▸ **Task statement**: Write out each line word for word. Drop pictures.

▸ **Information supplied**:
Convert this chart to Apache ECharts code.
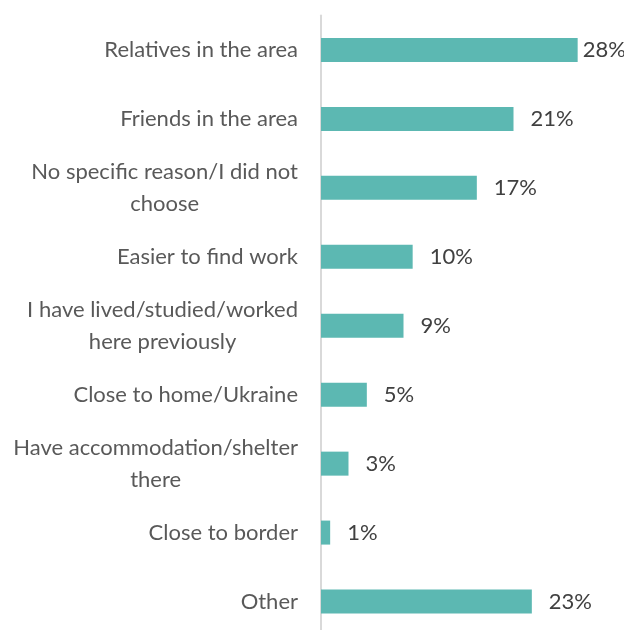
<!DOCTYPE html>
<html>
<head>
<meta charset="utf-8">
<script src="https://cdn.jsdelivr.net/npm/echarts@6/dist/echarts.min.js"></script>
<style>
  html, body { margin: 0; padding: 0; background: #ffffff; }
  #chart { width: 624px; height: 630px; }
</style>
</head>
<body>
<div id="chart"></div>
<script>
// Reasons for choosing the current location (share of respondents, %)
const categories = [
  'Relatives in the area',
  'Friends in the area',
  'No specific reason/I did not\nchoose',
  'Easier to find work',
  'I have lived/studied/worked\nhere previously',
  'Close to home/Ukraine',
  'Have accommodation/shelter\nthere',
  'Close to border',
  'Other'
];
const values = [28, 21, 17, 10, 9, 5, 3, 1, 23];

const FONT = 'Lato, "Open Sans", sans-serif';
const TEXT = '#595959';

const chart = echarts.init(document.getElementById('chart'), null, { renderer: 'canvas' });

// The longest bar's label sits closer to the bar end so it stays in view
const seriesData = values.map((v, i) => {
  const item = { value: v };
  if (v === Math.max(...values)) item.label = { distance: 5 };
  return item;
});

chart.setOption({
  animation: false,
  backgroundColor: '#ffffff',
  grid: {
    left: 321, right: 28, top: 15.5, height: 620.5,
    containLabel: false, outerBoundsMode: 'none'
  },
  xAxis: {
    type: 'value',
    min: 0,
    max: 30,
    show: false
  },
  yAxis: {
    type: 'category',
    inverse: true,
    data: categories,
    axisLine: { show: true, lineStyle: { color: '#d9d9d9', width: 2 } },
    axisTick: { show: false },
    splitLine: { show: false },
    axisLabel: {
      margin: 23,
      align: 'right',
      fontFamily: FONT,
      fontSize: 22,
      color: TEXT,
      formatter: v => v.split('\n').map(s => '{c|' + s + '}').join('\n'),
      rich: {
        c: { align: 'center', fontFamily: FONT, fontSize: 22, color: TEXT, lineHeight: 32 }
      }
    }
  },
  series: [{
    type: 'bar',
    data: seriesData,
    barWidth: 24,
    itemStyle: { color: '#5cb8b2' },
    label: {
      show: true,
      position: 'right',
      distance: 17,
      formatter: p => p.value + '%',
      fontFamily: FONT,
      fontSize: 22,
      color: '#404040'
    }
  }]
});
</script>
</body>
</html>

▸ **Output of the task**:
Convert this chart to Apache ECharts code.
<!DOCTYPE html>
<html>
<head>
<meta charset="utf-8">
<script src="https://cdn.jsdelivr.net/npm/echarts@6/dist/echarts.min.js"></script>
<style>
  html, body { margin: 0; padding: 0; background: #ffffff; }
  #chart { width: 624px; height: 630px; }
</style>
</head>
<body>
<div id="chart"></div>
<script>
// Reasons for choosing the current location (share of respondents, %)
const categories = [
  'Relatives in the area',
  'Friends in the area',
  'No specific reason/I did not\nchoose',
  'Easier to find work',
  'I have lived/studied/worked\nhere previously',
  'Close to home/Ukraine',
  'Have accommodation/shelter\nthere',
  'Close to border',
  'Other'
];
const values = [28, 21, 17, 10, 9, 5, 3, 1, 23];

const FONT = 'Lato, "Open Sans", sans-serif';
const TEXT = '#595959';

const chart = echarts.init(document.getElementById('chart'), null, { renderer: 'canvas' });

// The longest bar's label sits closer to the bar end so it stays in view
const seriesData = values.map((v, i) => {
  const item = { value: v };
  if (v === Math.max(...values)) item.label = { distance: 5 };
  return item;
});

chart.setOption({
  animation: false,
  backgroundColor: '#ffffff',
  grid: {
    left: 321, right: 28, top: 15.5, height: 620.5,
    containLabel: false, outerBoundsMode: 'none'
  },
  xAxis: {
    type: 'value',
    min: 0,
    max: 30,
    show: false
  },
  yAxis: {
    type: 'category',
    inverse: true,
    data: categories,
    axisLine: { show: true, lineStyle: { color: '#d9d9d9', width: 2 } },
    axisTick: { show: false },
    splitLine: { show: false },
    axisLabel: {
      margin: 23,
      align: 'right',
      fontFamily: FONT,
      fontSize: 22,
      color: TEXT,
      formatter: v => v.split('\n').map(s => '{c|' + s + '}').join('\n'),
      rich: {
        c: { align: 'center', fontFamily: FONT, fontSize: 22, color: TEXT, lineHeight: 32 }
      }
    }
  },
  series: [{
    type: 'bar',
    data: seriesData,
    barWidth: 24,
    itemStyle: { color: '#5cb8b2' },
    label: {
      show: true,
      position: 'right',
      distance: 17,
      formatter: p => p.value + '%',
      fontFamily: FONT,
      fontSize: 22,
      color: '#404040'
    }
  }]
});
</script>
</body>
</html>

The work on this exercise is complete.